◆ **Data extract**
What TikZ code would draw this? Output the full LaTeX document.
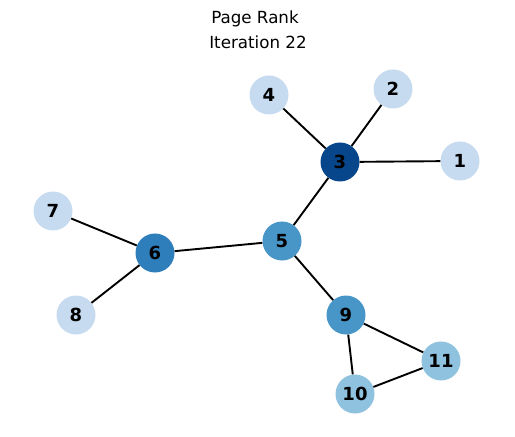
\documentclass[tikz,border=0pt]{standalone}
\usepackage{fontspec}
\setmainfont{DejaVu Sans}
\definecolor{rankA}{HTML}{C6DBEF}
\definecolor{rankB}{HTML}{8FC2DE}
\definecolor{rankC}{HTML}{4896C8}
\definecolor{rankD}{HTML}{2E7EBC}
\definecolor{rankE}{HTML}{08468B}
\begin{document}
\begin{tikzpicture}[x=1bp, y=-1bp,
    vertex/.style={circle, minimum size=39bp, inner sep=0pt,
      font=\fontsize{18bp}{20bp}\selectfont\bfseries},
    link/.style={line width=1.9bp, black},
    caption/.style={anchor=base, inner sep=0pt, font=\fontsize{16.7bp}{20bp}\selectfont}]

        \useasboundingbox (0,0) rectangle (515,437);

        \node[caption] (title) at (255,24) {Page Rank};
        \node[caption] (iter) at (258,49) {Iteration 22};

        \node[vertex, fill=rankA] (n1) at (460,161) {1};
        \node[vertex, fill=rankA] (n2) at (393,89) {2};
        \node[vertex, fill=rankE] (n3) at (340,162) {3};
        \node[vertex, fill=rankA] (n4) at (269,95) {4};
        \node[vertex, fill=rankC] (n5) at (282,241) {5};
        \node[vertex, fill=rankD] (n6) at (155,253) {6};
        \node[vertex, fill=rankA] (n7) at (53,211) {7};
        \node[vertex, fill=rankA] (n8) at (76,315) {8};
        \node[vertex, fill=rankC] (n9) at (346,315) {9};
        \node[vertex, fill=rankB] (n10) at (355,394) {10};
        \node[vertex, fill=rankB] (n11) at (441,361) {11};

        \draw[link] (n3) -- (n1);
        \draw[link] (n3) -- (n2);
        \draw[link] (n3) -- (n4);
        \draw[link] (n3) -- (n5);
        \draw[link] (n5) -- (n6);
        \draw[link] (n6) -- (n7);
        \draw[link] (n6) -- (n8);
        \draw[link] (n5) -- (n9);
        \draw[link] (n9) -- (n10);
        \draw[link] (n9) -- (n11);
        \draw[link] (n10) -- (n11);
    \end{tikzpicture}
\end{document}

◆ **Task objective**
Your task is to reproduce exactly the lines from the start of the data above through the line containing "(iter) at (258,49)", leaving every picture out.

◆ **Correct answer**
What TikZ code would draw this? Output the full LaTeX document.
\documentclass[tikz,border=0pt]{standalone}
\usepackage{fontspec}
\setmainfont{DejaVu Sans}
\definecolor{rankA}{HTML}{C6DBEF}
\definecolor{rankB}{HTML}{8FC2DE}
\definecolor{rankC}{HTML}{4896C8}
\definecolor{rankD}{HTML}{2E7EBC}
\definecolor{rankE}{HTML}{08468B}
\begin{document}
\begin{tikzpicture}[x=1bp, y=-1bp,
    vertex/.style={circle, minimum size=39bp, inner sep=0pt,
      font=\fontsize{18bp}{20bp}\selectfont\bfseries},
    link/.style={line width=1.9bp, black},
    caption/.style={anchor=base, inner sep=0pt, font=\fontsize{16.7bp}{20bp}\selectfont}]

        \useasboundingbox (0,0) rectangle (515,437);

        \node[caption] (title) at (255,24) {Page Rank};
        \node[caption] (iter) at (258,49) {Iteration 22};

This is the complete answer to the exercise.